* **Supplied information**
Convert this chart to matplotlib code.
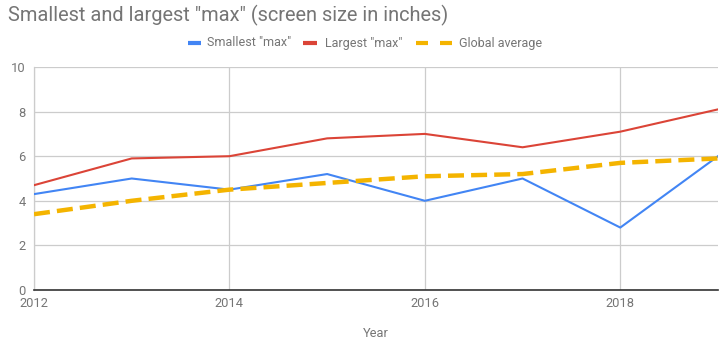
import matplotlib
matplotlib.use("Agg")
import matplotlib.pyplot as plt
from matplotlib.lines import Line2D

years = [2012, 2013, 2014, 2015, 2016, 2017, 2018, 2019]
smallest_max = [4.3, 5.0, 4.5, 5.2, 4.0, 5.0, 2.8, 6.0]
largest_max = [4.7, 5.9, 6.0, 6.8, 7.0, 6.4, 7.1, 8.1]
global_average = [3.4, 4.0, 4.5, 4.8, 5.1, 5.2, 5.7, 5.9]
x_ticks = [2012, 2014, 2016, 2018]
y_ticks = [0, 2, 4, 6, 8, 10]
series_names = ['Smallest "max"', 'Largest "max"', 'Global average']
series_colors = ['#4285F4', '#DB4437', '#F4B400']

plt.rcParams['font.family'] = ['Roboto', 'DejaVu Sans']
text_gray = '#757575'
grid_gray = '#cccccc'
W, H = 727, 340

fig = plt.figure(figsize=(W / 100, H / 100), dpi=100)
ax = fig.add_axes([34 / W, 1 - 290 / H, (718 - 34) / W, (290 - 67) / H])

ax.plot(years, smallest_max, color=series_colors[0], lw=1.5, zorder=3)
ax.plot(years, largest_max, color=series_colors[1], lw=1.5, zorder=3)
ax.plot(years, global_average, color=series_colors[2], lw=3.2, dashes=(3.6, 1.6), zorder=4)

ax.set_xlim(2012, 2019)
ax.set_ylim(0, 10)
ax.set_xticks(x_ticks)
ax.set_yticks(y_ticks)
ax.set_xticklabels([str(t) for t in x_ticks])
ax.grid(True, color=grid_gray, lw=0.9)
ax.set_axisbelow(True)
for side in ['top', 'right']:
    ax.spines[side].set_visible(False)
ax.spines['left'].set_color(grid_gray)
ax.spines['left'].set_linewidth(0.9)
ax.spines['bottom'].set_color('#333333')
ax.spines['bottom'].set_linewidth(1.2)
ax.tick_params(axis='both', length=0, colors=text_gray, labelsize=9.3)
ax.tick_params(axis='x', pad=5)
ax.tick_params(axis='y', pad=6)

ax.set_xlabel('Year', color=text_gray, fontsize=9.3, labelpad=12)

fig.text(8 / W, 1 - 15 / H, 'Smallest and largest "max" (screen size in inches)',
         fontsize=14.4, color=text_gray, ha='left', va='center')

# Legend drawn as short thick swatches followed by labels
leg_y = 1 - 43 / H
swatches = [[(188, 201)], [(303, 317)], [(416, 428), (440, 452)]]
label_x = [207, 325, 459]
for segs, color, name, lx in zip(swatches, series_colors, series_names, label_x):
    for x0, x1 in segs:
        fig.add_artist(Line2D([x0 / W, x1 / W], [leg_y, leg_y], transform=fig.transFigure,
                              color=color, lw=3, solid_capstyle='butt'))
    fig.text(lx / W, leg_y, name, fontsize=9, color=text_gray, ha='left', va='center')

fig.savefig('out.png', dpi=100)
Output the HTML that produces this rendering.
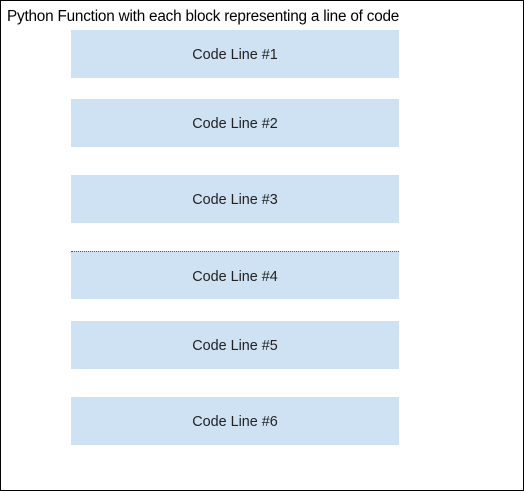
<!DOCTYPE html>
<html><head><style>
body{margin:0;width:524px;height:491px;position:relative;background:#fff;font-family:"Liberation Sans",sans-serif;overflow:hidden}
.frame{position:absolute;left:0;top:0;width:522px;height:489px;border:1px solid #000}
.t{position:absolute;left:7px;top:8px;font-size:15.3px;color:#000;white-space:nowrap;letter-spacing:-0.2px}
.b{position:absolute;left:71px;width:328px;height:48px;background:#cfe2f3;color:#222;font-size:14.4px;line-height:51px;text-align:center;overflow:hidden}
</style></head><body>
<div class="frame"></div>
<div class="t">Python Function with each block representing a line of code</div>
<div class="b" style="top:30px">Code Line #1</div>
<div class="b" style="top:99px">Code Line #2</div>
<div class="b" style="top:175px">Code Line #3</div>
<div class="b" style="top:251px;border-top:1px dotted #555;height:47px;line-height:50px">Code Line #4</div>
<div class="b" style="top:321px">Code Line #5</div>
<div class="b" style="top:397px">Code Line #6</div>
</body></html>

* **Task to carry out**
Without the pictures, write out the lines from the beginning of the entries through the line with "from matplotlib.lines import Line2D".

* **The response**
Convert this chart to matplotlib code.
import matplotlib
matplotlib.use("Agg")
import matplotlib.pyplot as plt
from matplotlib.lines import Line2D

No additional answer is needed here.